VSnake notes: C10K

2014-06-24

C10K

Случайно наткнулся на замечательную статью, в которой содержится обзор и оценка разных подходов к вопросу — а как нам обеспечить 10 000 одновременных соединений (сетевых сессий) на одной машине:

http://www.kegel.com/c10k.html

Читал, не мог оторваться, просто как детектив какой-то. Масса информации.

А вышел я на эту статью разглядывая вот эти слайды:

https://speakerdeck.com/trent/pyparallel-how-we-removed-the-gil-and-exploited-all-cores

Заголовок провокационный, да. Вообще, презентация способна вызвать немало баттхерта у незрелых личностей. Сначала речь идет о реальной асинхронности ввода/вывода в противовес имитируемой через event loop. Потом делается плавный переход от пула реально асинхронных потоков операционной системы (MS Windows) к обработчикам сетевых протоколов, написанных на Python (Python/C API). Изящно.

А чтобы обеспечить thread-safety и не упираться в GIL, PyParallels делает ход конем: проверяет – главный поток выполняется или нет и если нет — работает в обход GIL, перехватывая thread-sensitive вызовы ядра Python.

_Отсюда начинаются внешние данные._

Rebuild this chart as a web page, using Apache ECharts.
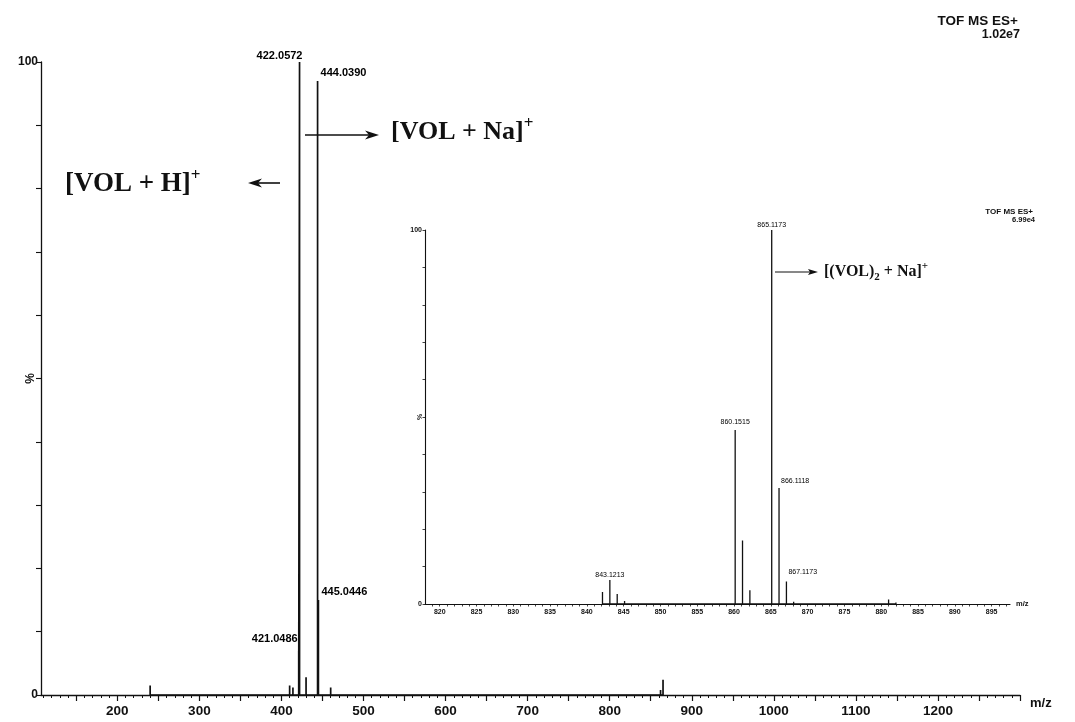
<!DOCTYPE html>
<html><head><meta charset="utf-8">
<script src="https://cdn.jsdelivr.net/npm/echarts@6/dist/echarts.min.js"></script>
<style>html,body{margin:0;padding:0;background:#fff}#c{width:1075px;height:722px}</style>
</head><body><div id="c"></div>
<script>
// ---- main spectrum (m/z, relative intensity %) ----
const mainMz  = [240, 410, 414, 421.0486, 422.0572, 430, 444.0390, 445.0446, 460, 862, 865];
const mainInt = [1.5, 1.5, 1.2, 7, 100, 2.8, 97, 15, 1.2, 0.8, 2.4];
const mainLabeled = [421.0486, 422.0572, 444.0390, 445.0446];
const mainTickLabels = [200, 300, 400, 500, 600, 700, 800, 900, 1000, 1100, 1200];
const mainMajorTicks = [150, 200, 250, 300, 350, 400, 450, 500, 550, 600, 650, 700, 750, 800, 850, 900, 950, 1000, 1050, 1100, 1150, 1200, 1250, 1300];

// ---- inset spectrum ----
const insetMz  = [842.12, 843.1213, 844.12, 845.12, 852.0, 860.1515, 861.15, 862.15, 863.1, 865.1173, 866.1118, 867.1173, 868.1, 881.0, 882.0];
const insetInt = [3.2, 6.4, 2.7, 0.8, 0.5, 46.5, 17, 3.7, 0.5, 100, 31, 6, 0.6, 1.2, 0.4];
const insetLabeled = [843.1213, 860.1515, 865.1173, 866.1118, 867.1173];
const insetTickLabels = [820, 825, 830, 835, 840, 845, 850, 855, 860, 865, 870, 875, 880, 885, 890, 895];

const SANS = '"Liberation Sans", Arial, sans-serif';
const SERIF = '"Liberation Serif", "Times New Roman", serif';
const INK = '#111111';

function sticks(mz, inten) {
  const idx = mz.map((_, i) => i).sort((a, b) => mz[a] - mz[b]);
  const out = [];
  idx.forEach(i => { out.push([mz[i], 0], [mz[i], inten[i]], [mz[i], 0]); });
  return out;
}
function range(a, b, s) { const r = []; for (let v = a; v <= b + 1e-9; v += s) r.push(+v.toFixed(4)); return r; }
function intensityOf(mz, inten, v) { return inten[mz.indexOf(v)]; }

const mainLabelPos = {
  421.0486: { position: 'left', offset: [4, -12] },
  422.0572: { position: 'top', distance: 1, offset: [-20, 0] },
  444.0390: { position: 'right', distance: 3, offset: [0, -8] },
  445.0446: { position: 'right', distance: 3, offset: [0, -8] }
};
const insetLabelPos = {
  843.1213: { position: 'top', distance: 2 },
  860.1515: { position: 'top', distance: 5 },
  865.1173: { position: 'top', distance: 1 },
  866.1118: { position: 'right', distance: 2, offset: [0, -7] },
  867.1173: { position: 'right', distance: 2, offset: [0, -9] }
};

const chart = echarts.init(document.getElementById('c'), null, { renderer: 'canvas' });

const option = {
  animation: false,
  backgroundColor: '#ffffff',
  grid: [
    { left: 41, right: 55, top: 62, bottom: 27, containLabel: false, outerBoundsMode: 'none' },
    { left: 425, right: 65, top: 230, bottom: 118, containLabel: false, outerBoundsMode: 'none' }
  ],
  xAxis: [
    { type: 'value', gridIndex: 0, min: 107, max: 1300,
      axisLine: { lineStyle: { color: INK, width: 1.3 } },
      axisTick: { show: true, length: 6, customValues: mainMajorTicks, lineStyle: { color: INK, width: 1.2 } },
      axisLabel: { customValues: mainTickLabels, formatter: v => String(v), color: INK, fontFamily: SANS, fontWeight: 'bold', fontSize: 13.5, margin: 9 },
      splitLine: { show: false },
      name: 'm/z', nameLocation: 'end', nameGap: 10,
      nameTextStyle: { color: INK, fontFamily: SANS, fontWeight: 'bold', fontSize: 13, verticalAlign: 'top', padding: [2, 0, 0, 0] } },
    { type: 'value', gridIndex: 0, min: 107, max: 1300, position: 'bottom',
      axisLine: { show: false },
      axisTick: { show: true, length: 3, customValues: range(110, 1300, 10), lineStyle: { color: INK, width: 1 } },
      axisLabel: { show: false }, splitLine: { show: false } },
    { type: 'value', gridIndex: 1, min: 818, max: 897.5,
      axisLine: { lineStyle: { color: INK, width: 1.1 } },
      axisTick: { show: true, length: 2.5, customValues: range(819, 897, 1), lineStyle: { color: INK, width: 0.8 } },
      axisLabel: { customValues: insetTickLabels, formatter: v => String(v), color: INK, fontFamily: SANS, fontWeight: 'bold', fontSize: 7, margin: 5 },
      splitLine: { show: false },
      name: 'm/z', nameLocation: 'end', nameGap: 6,
      nameTextStyle: { color: INK, fontFamily: SANS, fontWeight: 'bold', fontSize: 7.5, verticalAlign: 'middle' } }
  ],
  yAxis: [
    { type: 'value', gridIndex: 0, min: 0, max: 100, interval: 10,
      axisLine: { show: true, lineStyle: { color: INK, width: 1.3 } },
      axisTick: { show: true, length: 5, lineStyle: { color: INK, width: 1.1 } },
      axisLabel: { formatter: v => (v === 0 || v === 100) ? String(v) : '', color: INK, fontFamily: SANS, fontWeight: 'bold', fontSize: 12, margin: 3 },
      splitLine: { show: false },
      name: '%', nameLocation: 'middle', nameGap: 4, nameRotate: 90, nameMoveOverlap: false,
      nameTextStyle: { color: INK, fontFamily: SANS, fontWeight: 'bold', fontSize: 12 } },
    { type: 'value', gridIndex: 1, min: 0, max: 100, interval: 10,
      axisLine: { show: true, lineStyle: { color: INK, width: 1.1 } },
      axisTick: { show: true, length: 2.5, lineStyle: { color: INK, width: 0.8 } },
      axisLabel: { formatter: v => (v === 0 || v === 100) ? String(v) : '', color: INK, fontFamily: SANS, fontWeight: 'bold', fontSize: 7, margin: 3 },
      splitLine: { show: false },
      name: '%', nameLocation: 'middle', nameGap: 1, nameRotate: 90, nameMoveOverlap: false,
      nameTextStyle: { color: INK, fontFamily: SANS, fontWeight: 'bold', fontSize: 7 } }
  ],
  series: [
    { type: 'line', xAxisIndex: 0, yAxisIndex: 0, data: sticks(mainMz, mainInt),
      showSymbol: false, symbol: 'none', silent: true,
      lineStyle: { color: INK, width: 1.7 } },
    { type: 'scatter', xAxisIndex: 0, yAxisIndex: 0, symbolSize: 0, silent: true,
      itemStyle: { opacity: 1 },
      data: mainLabeled.map(v => ({ value: [v, intensityOf(mainMz, mainInt, v)], label: mainLabelPos[v] })),
      label: { show: true, opacity: 1, formatter: p => p.value[0].toFixed(4), color: '#000', fontFamily: SANS, fontWeight: 'bold', fontSize: 11 } },
    { type: 'line', xAxisIndex: 2, yAxisIndex: 1, data: sticks(insetMz, insetInt),
      showSymbol: false, symbol: 'none', silent: true,
      lineStyle: { color: INK, width: 1.3 } },
    { type: 'scatter', xAxisIndex: 2, yAxisIndex: 1, symbolSize: 0, silent: true,
      itemStyle: { opacity: 1 },
      data: insetLabeled.map(v => ({ value: [v, intensityOf(insetMz, insetInt, v)], label: insetLabelPos[v] })),
      label: { show: true, opacity: 1, formatter: p => p.value[0].toFixed(4), color: '#000', fontFamily: SANS, fontSize: 7 } }
  ],
  graphic: [
    // instrument headers
    { type: 'text', x: 1018, y: 21, style: { text: 'TOF MS ES+', align: 'right', verticalAlign: 'middle', fill: INK, font: 'bold 13.5px ' + SANS } },
    { type: 'text', x: 1020, y: 35, style: { text: '1.02e7', align: 'right', verticalAlign: 'middle', fill: INK, font: 'bold 12.5px ' + SANS } },
    { type: 'text', x: 1033, y: 212, style: { text: 'TOF MS ES+', align: 'right', verticalAlign: 'middle', fill: INK, font: 'bold 8px ' + SANS } },
    { type: 'text', x: 1035, y: 219.5, style: { text: '6.99e4', align: 'right', verticalAlign: 'middle', fill: INK, font: 'bold 7.5px ' + SANS } },
    // annotation: [VOL + H]+
    { type: 'text', x: 65, y: 184, style: {
        text: '{m|[VOL + H]}{s|+}', verticalAlign: 'middle', align: 'left',
        rich: { m: { fontFamily: SERIF, fontWeight: 'bold', fontSize: 27, fill: INK, lineHeight: 34 },
                s: { fontFamily: SERIF, fontWeight: 'bold', fontSize: 17, fill: INK, lineHeight: 12, verticalAlign: 'top' } } } },
    { type: 'line', shape: { x1: 254, y1: 183, x2: 280, y2: 183 }, style: { stroke: INK, lineWidth: 1.6 } },
    { type: 'polygon', shape: { points: [[248, 183], [262, 178.5], [258, 183], [262, 187.5]] }, style: { fill: INK } },
    // annotation: [VOL + Na]+
    { type: 'text', x: 391, y: 132, style: {
        text: '{m|[VOL + Na]}{s|+}', verticalAlign: 'middle', align: 'left',
        rich: { m: { fontFamily: SERIF, fontWeight: 'bold', fontSize: 26, fill: INK, lineHeight: 34 },
                s: { fontFamily: SERIF, fontWeight: 'bold', fontSize: 17, fill: INK, lineHeight: 12, verticalAlign: 'top' } } } },
    { type: 'line', shape: { x1: 305, y1: 135, x2: 372, y2: 135 }, style: { stroke: INK, lineWidth: 1.6 } },
    { type: 'polygon', shape: { points: [[379, 135], [365, 130.5], [369, 135], [365, 139.5]] }, style: { fill: INK } },
    // annotation: [(VOL)2 + Na]+
    { type: 'text', x: 824, y: 272, style: {
        text: '{m|[(VOL)}{b|2}{m| + Na]}{s|+}', verticalAlign: 'middle', align: 'left',
        rich: { m: { fontFamily: SERIF, fontWeight: 'bold', fontSize: 16, fill: INK, lineHeight: 22 },
                b: { fontFamily: SERIF, fontWeight: 'bold', fontSize: 11, fill: INK, lineHeight: 11, verticalAlign: 'bottom' },
                s: { fontFamily: SERIF, fontWeight: 'bold', fontSize: 11, fill: INK, lineHeight: 8, verticalAlign: 'top' } } } },
    { type: 'line', shape: { x1: 775, y1: 272, x2: 812, y2: 272 }, style: { stroke: INK, lineWidth: 1 } },
    { type: 'polygon', shape: { points: [[818, 272], [808, 269], [810, 272], [808, 275]] }, style: { fill: INK } }
  ]
};
chart.setOption(option);
</script>
</body></html>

Побочным неприятным эффектом изящности их решения можно назвать то, что в параллельных контекстах (код, выполняемых в параллельных потоках) память не освобождается. Поэтому они обязаны быть нежадными и короткими.

А есть видео, где автор показывает слайды:

During the fall of 2012, a heated technical discussion regarding asynchronous programming occurred on python-ideas. One of the outcomes of this discussion was Tulip, an asynchronous programming API for Python 3.3, spearheaded by Guido van Rossum. A lesser known outcome was PyParallel: a set of modifications to the CPython interpreter that allows Python code to execute concurrently across multiple cores.

Twisted, Tulip, Gevent, Stackless/greenlets and even node.js are all variations on the same pattern for achieving "asynchronous I/O": non-blocking I/O performed on a single thread. Each framework provides extensive mechanisms for encapsulating computational work via deferreds, coroutines, generators and yield from clauses that can be executed in the future when a file descriptor is ready for reading or writing.

What I found troubling with all these solutions is that so much effort was being invested to encapsulate future computation (to be executed when a file descriptor is ready for reading or writing), without consideration of the fact that execution is still limited to a single core.

PyParallel approaches the problem in a fundamentally different way. Developers will still write code in such a way that they're encapsulating future computation via the provided APIs, however, thanks to some novel CPython interpreter modifications, such code can be run concurrently across all available cores.

http://vimeo.com/79539317